Viburnum x bodnantense has a long bloom period, often starting in November and continuing through the winter. The light pink bells are clustered on bare branches. Plants can reach the height of small trees, 12 to 14 feet, or kept lower by pruning. A gardening friend once mistook the one in my garden for a winter-blooming cherry, giving an idea how pink and floriferous the plant is. This plant does well in a range of exposures, from shade on the north side of the house to full sun.
Most daphnes bear fragrant flowers, and two of them bloom in the winter. Winter daphne (Daphne odora) scents the air in February and March with small flowers on an evergreen and often variegated shrub sprawling to 4 feet. This is one of the sweetest scents of late winter. Daphne has a reputation as being fussy and needing sharp drainage to thrive. Although this daphne tolerates shade, I have also seen it do well in a hot, western exposure.
February daphne or mezereon (Daphne mezereum) blooms on bare wood with clusters of old-rose colored blossoms that turn into red berries. A white-blooming form has yellow berries. The fragrance is far-reaching and glorious: tuck one into a border and your friends will ask where the scent is coming from.

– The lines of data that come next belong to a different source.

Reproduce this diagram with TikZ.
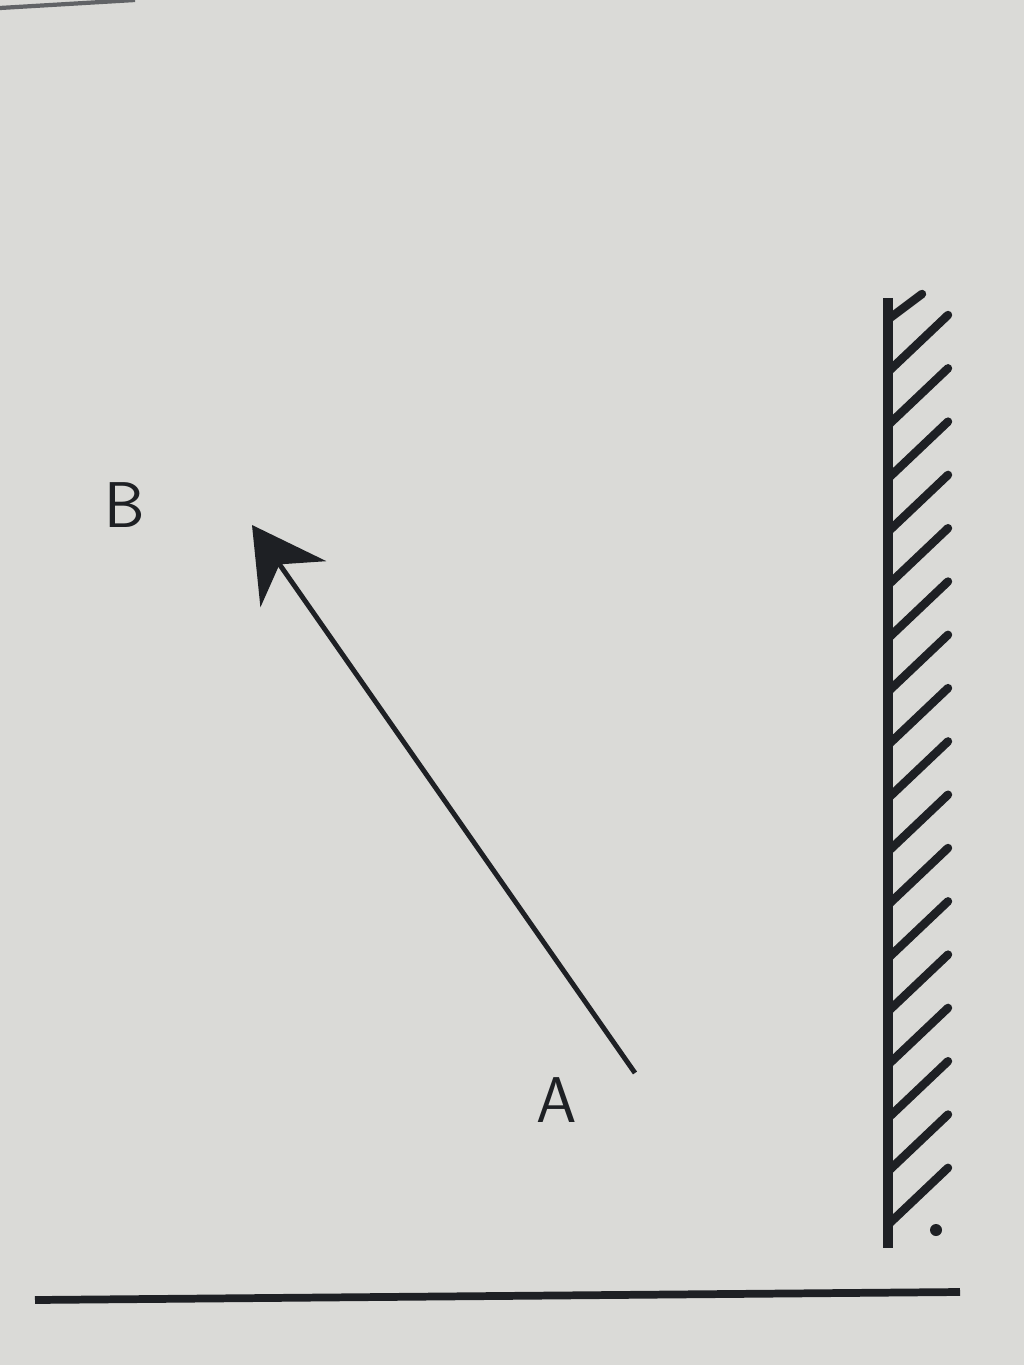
\documentclass[tikz,border=0pt]{standalone}
\usetikzlibrary{arrows.meta}
\definecolor{paper}{RGB}{218,218,215}
\definecolor{ink}{RGB}{30,32,36}
\begin{document}
\begin{tikzpicture}[x=0.025cm,y=-0.025cm]
\fill[paper](0,0)rectangle(1024,1365);
\useasboundingbox(0,0)rectangle(1024,1365);
\draw[color=ink!70,line width=3pt](0,8)--(135,0);
% mirror
\coordinate (top) at (888,298);
\coordinate (bot) at (888,1248);
\draw[color=ink,line width=7pt](top)--(bot);
\draw[color=ink,line width=6pt,line cap=round](890,318)--(922,294);
\foreach \y in {370,423.3,...,1224}
  \draw[color=ink,line width=6pt,line cap=round](890,\y)--(948,\y-55);
\fill[ink](936,1230) circle (6);
% floor
\draw[color=ink,line width=5.5pt](35,1300)--(960,1292);
% arrow
\coordinate (tail) at (635,1073);
\coordinate (tip) at (252,525);
\draw[color=ink,line width=3.5pt,-{Stealth[length=1.8cm,width=2cm,inset=0.6cm]}](tail)--(tip);
\node[font=\fontsize{46}{50}\sffamily,color=ink] (B) at (125,505) {B};
\node[font=\fontsize{46}{50}\sffamily,color=ink] (A) at (557,1100) {A};
\end{tikzpicture}
\end{document}
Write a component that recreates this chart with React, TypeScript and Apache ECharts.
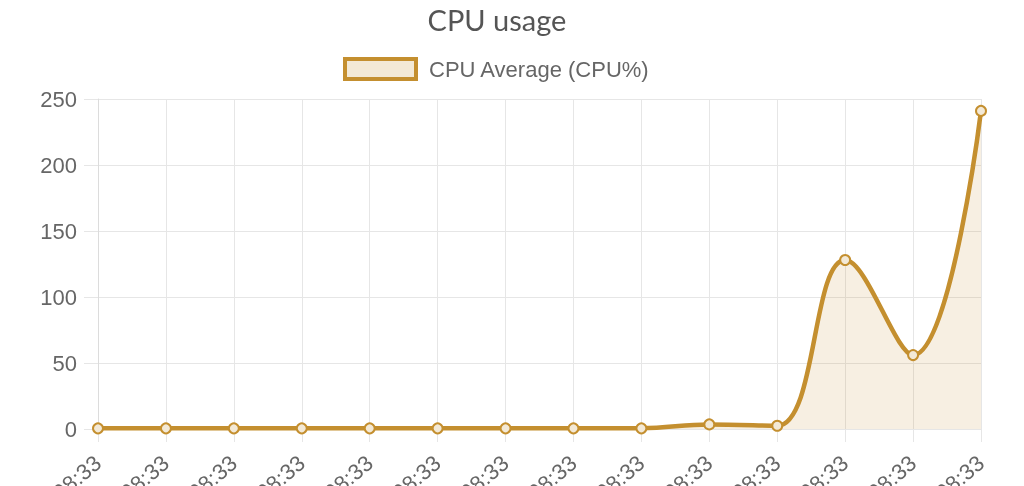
import React, { useEffect, useRef } from "react";
import * as echarts from "echarts";

const categories = ["08:33","08:33","08:33","08:33","08:33","08:33","08:33","08:33","08:33","08:33","08:33","08:33","08:33","08:33"];
const cpuAverage = [0.5, 0.5, 0.5, 0.5, 0.5, 0.5, 0.5, 0.5, 0.5, 3.5, 2.5, 128, 56, 241];
const yTicks = { min: 0, max: 250, interval: 50 };

const GOLD = "#C48F2F";
const FILL = "rgba(196,143,47,0.2)";
const GRID = "#e6e6e6";
const SANS = "Liberation Sans, Arial, Helvetica";

export default function App() {
  const ref = useRef<HTMLDivElement>(null);
  useEffect(() => {
    if (!ref.current) return;
    const chart = echarts.init(ref.current, undefined, { renderer: "svg" });
    chart.setOption({
      animation: false,
      title: {
        text: "CPU usage",
        left: 492,
        textAlign: "center",
        top: 0,
        textStyle: { fontFamily: "Lato", fontSize: 29, fontWeight: "normal", color: "#555" },
      },
      legend: {
        top: 52,
        left: 338,
        icon: "rect",
        itemWidth: 71,
        itemHeight: 20,
        data: [
          {
            name: "CPU Average (CPU%)",
            itemStyle: { color: "#f3e9d6", borderColor: GOLD, borderWidth: 4 },
          },
        ],
        textStyle: { fontFamily: SANS, fontSize: 22, color: "#666", padding: [0, 0, 0, 8] },
      },
      grid: { left: 98, right: 43, top: 99, bottom: 57, containLabel: false, outerBoundsMode: "none" },
      xAxis: {
        type: "category",
        data: categories,
        boundaryGap: false,
        axisLine: { show: true, lineStyle: { color: GRID, width: 1 } },
        axisTick: { show: true, length: 13, lineStyle: { color: GRID } },
        splitLine: { show: true, lineStyle: { color: GRID, width: 1 } },
        axisLabel: {
          rotate: 40,
          margin: 31,
          fontSize: 22,
          color: "#666",
          fontFamily: SANS,
          interval: 0,
        },
      },
      yAxis: {
        type: "value",
        min: yTicks.min,
        max: yTicks.max,
        interval: yTicks.interval,
        axisLine: { show: true, lineStyle: { color: "#dcdcdc", width: 1 } },
        axisTick: { show: true, length: 14, lineStyle: { color: GRID } },
        splitLine: { show: true, lineStyle: { color: GRID, width: 1 } },
        axisLabel: {
          margin: 21,
          fontSize: 22,
          color: "#666",
          fontFamily: SANS,
        },
      },
      series: [
        {
          name: "CPU Average (CPU%)",
          type: "line",
          data: cpuAverage,
          smooth: 0.4,
          symbol: "circle",
          symbolSize: 10,
          showAllSymbol: true,
          lineStyle: { color: GOLD, width: 4.5 },
          itemStyle: { color: "#f3e9d6", borderColor: GOLD, borderWidth: 2 },
          areaStyle: { color: FILL },
        },
      ],
    });
    return () => chart.dispose();
  }, []);
  return <div ref={ref} style={{ position: "fixed", left: 0, top: 0, width: 1024, height: 486 }} />;
}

Another member of the Daphne family, Edgeworthia, is a fairly new introduction to the Northwest. Edgeworthia chrysantha (sometimes offered as Edgeworthia.papyrifera) has narrow, deciduous leaves. In mid winter, fragrant yellow flowers open from silver buds.
Sweetbox (Sarcococca) is an evergreen for shade, with small white flowers hiding along the stems under the glossy leaves. Sarcococca hookeriana var. humilis is the lowest growing, at 18 inches. Sarcococca ruscifolia with red berries and Sarcococca confusa with black berries both grow to four to six feet. The small, white flowers hide in the evergreen foliage. The entrance to the Graham Visitor's Center at the Washington Park Arboretum in Seattle creates a shady pocket for a planting of Sarcococca, which provides a fragrant greeting as you enter the building.
A shrubby honeysuckle? Lonicera fragrantissima is not a vine but a shrub with fragrant small, white blooms in late winter. Mostly evergreen in our climate, it can reach 8 feet. Use it as a freestanding hedge, trim it into a hedge, or let it sprawl up a wall.
No winter-fragrant collection should be without Chinese witch hazel (Hamamelis mollis) whose golden yellow flowers with crumpled petals have a spicy fragrance and bloom a month or more, starting in January. The plant can be grown as a shrub or small tree, and can reach to 20 feet or more in time. Look for the large selection of hybrids that sport flower color from coppery red to pale yellow. To create a spectacular show, place witch hazel so the low winter sun backlights the flowers.
These and other plants with winter fragrance give us good reasons to visit a nursery to see what is in bloom. Or stop by a public garden. The Washington Park Arboretum in Seattle has a winter garden featuring most of the plants discussed above.